Friday, June 09, 2006

 

Casino Madness

There is now a real possibility for casino gambling in Ft. Smith and the rest of Arkansas. Many of my friends on both sides of the political aisle are opposed to such a development. In the case of Ft. Smith, it is a case of "cutting their nose off to spite their face."

In Oklahoma, two large Indian casinos are literally within five minutes of downtown Ft. Smith. Drive through the parking lot of either casino at any time of day or night and look at the license plates; Arkansas plates are everywhere. It is my understanding (as yet to be verified) that both casinos have a shuttle to and from Fort Smith.

If the casino plan is successful, the tax dollars Arkansas could garner would not be going to Oklahoma, but to Arkansas projects such as roads, education, recreation parks, and hiring more officers to name a few items. The recent failed tax increase to build a new city municipal building and sports complex could be remedied by the increased taxes from the activities of tourists coming to Fort Smith to gamble and see the sights.

The jobs created by a casino in Ft. Smith would be good paying and are estimated to be near 700 or more. Other jobs would be created in the service of the casino (i.e.. food, repair, landscaping, etc.). All of these jobs create a larger tax base that would limit the need for tax increases to repair roads or fix the state's school problems. While these jobs would not appear until the casino is completed, the construction jobs would be immediate.

I would not be in support of a casino in Ft. Smith if there were not already the two casinos in such close proximity. Not supporting it in light of this is economic suicide. Ft. Smith will be in dire need of these funds in the coming years. Where else do the people of Ft. Smith expect to find this money? Taxes? The citizens just voted down two tax increases. This is a way to grow the tax base.

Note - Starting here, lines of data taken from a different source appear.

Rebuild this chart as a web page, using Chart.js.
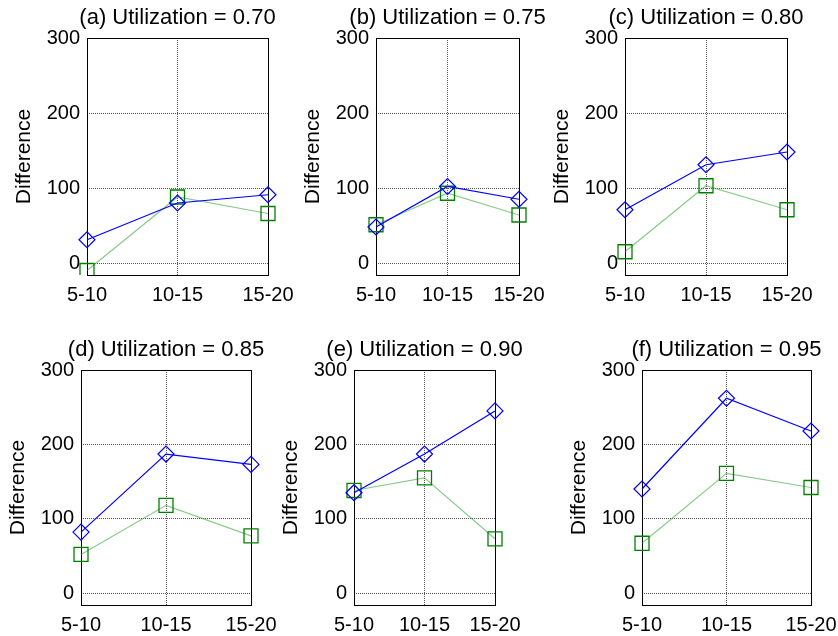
<!DOCTYPE html>
<html>
<head>
<meta charset="utf-8">
<script src="https://cdn.jsdelivr.net/npm/chart.js@4"></script>
<style>
  body { margin: 0; background: #fff; }
  #wrap { position: relative; width: 838px; height: 636px; overflow: hidden; background: #fff; }
  #wrap canvas { position: absolute; }
</style>
</head>
<body>
<div id="wrap"></div>
<script>
const categories = ['5-10', '10-15', '15-20'];
const panelTitles = [
    '(a) Utilization = 0.70', '(b) Utilization = 0.75', '(c) Utilization = 0.80',
    '(d) Utilization = 0.85', '(e) Utilization = 0.90', '(f) Utilization = 0.95'
];
const diamondSeries = [
    [31, 80, 91],
    [48, 102, 85],
    [71, 131, 148],
    [82, 187, 173],
    [135, 187, 245],
    [140, 262, 218]
];
const squareSeries = [
    [-10, 88, 66],
    [51, 93, 64],
    [15, 103, 71],
    [52, 118, 77],
    [138, 155, 73],
    [67, 161, 142]
];
const yTicks = [0, 100, 200, 300];
const yMin = -16, yMax = 300;

// plot-area boxes in the page: left, top, width, height
const boxes = [
    [87, 38, 181, 237], [376, 38, 143, 237], [625, 38, 162, 237],
    [81, 370, 170, 235], [354, 370, 141, 235], [642, 370, 169, 235]
];

const FONT = 'Liberation Sans, Arial, Helvetica, sans-serif';
const SIDE_W = 80, TITLE_H = 34, BOTTOM_H = 40;

// solid box round the plot area (MATLAB "box on")
const frame = {
    id: 'frame',
    beforeDatasetsDraw(chart) {
        const a = chart.chartArea, ctx = chart.ctx;
        ctx.save();
        ctx.strokeStyle = '#000';
        ctx.lineWidth = 1;
        ctx.strokeRect(Math.round(a.left) + 0.5, Math.round(a.top) + 0.5,
            Math.round(a.right - a.left), Math.round(a.bottom - a.top));
        ctx.restore();
    }
};

function makePanel(i) {
    const [l, t, w, h] = boxes[i];
    const canvas = document.createElement('canvas');
    canvas.width = SIDE_W + w + SIDE_W;
    canvas.height = TITLE_H + h + BOTTOM_H;
    canvas.style.left = (l - SIDE_W) + 'px';
    canvas.style.top = (t - TITLE_H) + 'px';
    document.getElementById('wrap').appendChild(canvas);

    new Chart(canvas.getContext('2d'), {
        type: 'line',
        data: {
            labels: categories,
            datasets: [
                {
                    data: diamondSeries[i],
                    borderColor: '#0000ff',
                    borderWidth: 1.2,
                    pointStyle: 'rectRot',
                    pointRadius: 8,
                    pointBorderColor: '#0000ff',
                    pointBackgroundColor: 'rgba(0,0,0,0)',
                    pointBorderWidth: 1.2
                },
                {
                    data: squareSeries[i],
                    borderColor: 'rgba(40,160,40,0.55)',
                    borderWidth: 1.2,
                    pointStyle: 'rect',
                    pointRadius: 9.9,
                    pointBorderColor: '#008000',
                    pointBackgroundColor: 'rgba(0,0,0,0)',
                    pointBorderWidth: 1.3
                }
            ]
        },
        options: {
            responsive: false,
            animation: false,
            devicePixelRatio: 1,
            layout: { padding: 0 },
            elements: { line: { tension: 0 } },
            plugins: {
                legend: { display: false },
                tooltip: { enabled: false },
                title: {
                    display: true,
                    text: panelTitles[i],
                    color: '#000',
                    font: { family: FONT, size: 22, weight: 'normal' },
                    padding: { top: 1, bottom: 6.6 }
                }
            },
            scales: {
                x: {
                    offset: false,
                    grid: { color: '#555', lineWidth: 1, drawTicks: false },
                    border: { display: false, dash: [1, 1] },
                    ticks: { color: '#000', font: { family: FONT, size: 20 }, padding: 8, maxRotation: 0 },
                    afterFit: axis => { axis.height = BOTTOM_H; }
                },
                y: {
                    min: yMin,
                    max: yMax,
                    grid: { color: '#555', lineWidth: 1, drawTicks: false },
                    border: { display: false, dash: [1, 1] },
                    ticks: { color: '#000', font: { family: FONT, size: 20 }, padding: 7 },
                    afterBuildTicks: axis => { axis.ticks = yTicks.map(v => ({ value: v })); },
                    afterFit: axis => { axis.width = SIDE_W; },
                    title: {
                        display: true,
                        text: 'Difference',
                        color: '#000',
                        font: { family: FONT, size: 21 },
                        padding: { top: 5, bottom: 0 }
                    }
                },
                // empty right-hand margin so the title centres over the plot
                yr: {
                    position: 'right',
                    grid: { display: false },
                    border: { display: false },
                    ticks: { display: false },
                    afterFit: axis => { axis.width = SIDE_W; }
                }
            }
        },
        plugins: [frame]
    });
}

for (let i = 0; i < 6; i++) makePanel(i);
</script>
</body>
</html>
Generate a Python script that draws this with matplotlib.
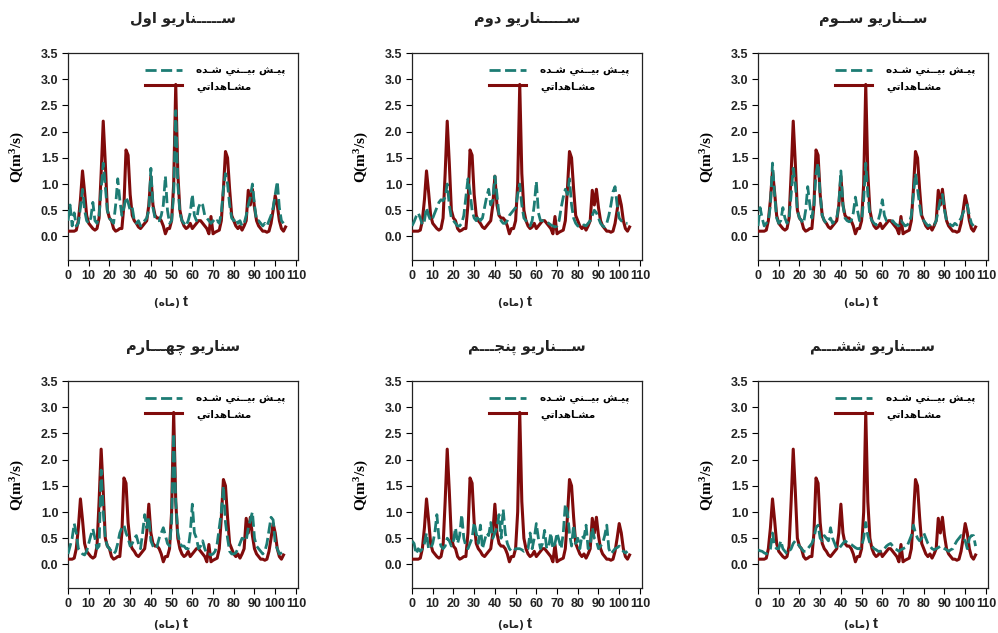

The argument that a casino will be detrimental to the poor does not wash with casinos already so close and transportation readily available. The argument that gambling addictions will rise can be put aside by requiring any casino built must provide access to assistance for gambling addiction. Both of these arguments were used in Mississippi and Louisiana and were proven to be false predictions. There is no reason to believe that Ft. Smith would be any different.

Simply put, the overwhelming majority of reasons against having a casino in Fort Smith are offset by the proximity of the casinos in Oklahoma. Crime, poverty, and immorality are already here to the extent that any other casino would bring in. Life may be worth living in Fort Smith, but now it can be affordable, too.

Comments:
I agree with this article 100%, having moved here from Arizona, where the lottery has been in use for several years. They have no tax on their groceries, and the schools have retired persons and motorcycle officers that are paid to sit in school zones thirty minutes before school takes up and they sit there for thirty minutes after the bell rings, and they do the same thing when school lets out. There have been 0,ZERO, children hit by a car (in the entire state) in a school zone since the lottery was voted in.
You talk about how people around here don't want any more taxes, the main reason is that we are taxed until we are below poverty level... and you want to put more on us. The other day I went to get groceries, when the total came up, she took off the tax, (I am on food stamps) and $18.00 disappeared!!! If I had been paying cash, my bill would have been out of my reach, it would have been $18.00 MORE. Bring on the lottery and casinos, PLEASE, I don't gamble but I would love to reap the rewards from others gambling.
Thank you for letting me get this off my chest.
 
You are more than welcome. I am surprised I have not heard more about this side of the story. The reason I wrote this article is because someone had to. Someone needed to take a level-headed and non-emotional approach.
 
Just an after thought that should have been in the forefront.

We legislate against gabling because we are worried about people that cannot stop gambling and will loose everything. What then do we do about drinking alcohol? Eating unhealthy foods? A vibrant sexual appetite? Are we to then legislate every corner of our lives to the point we have no freedom? I was taught that we should do things in moderation. Eat, but don't be a glutton. Drinking is ok if you only drink a little and don't get drunk. Sex is ok in a monogomous relationship. Gambling is not evil if you don't gamble beyond your meens. We need to lead by example and not by legislation.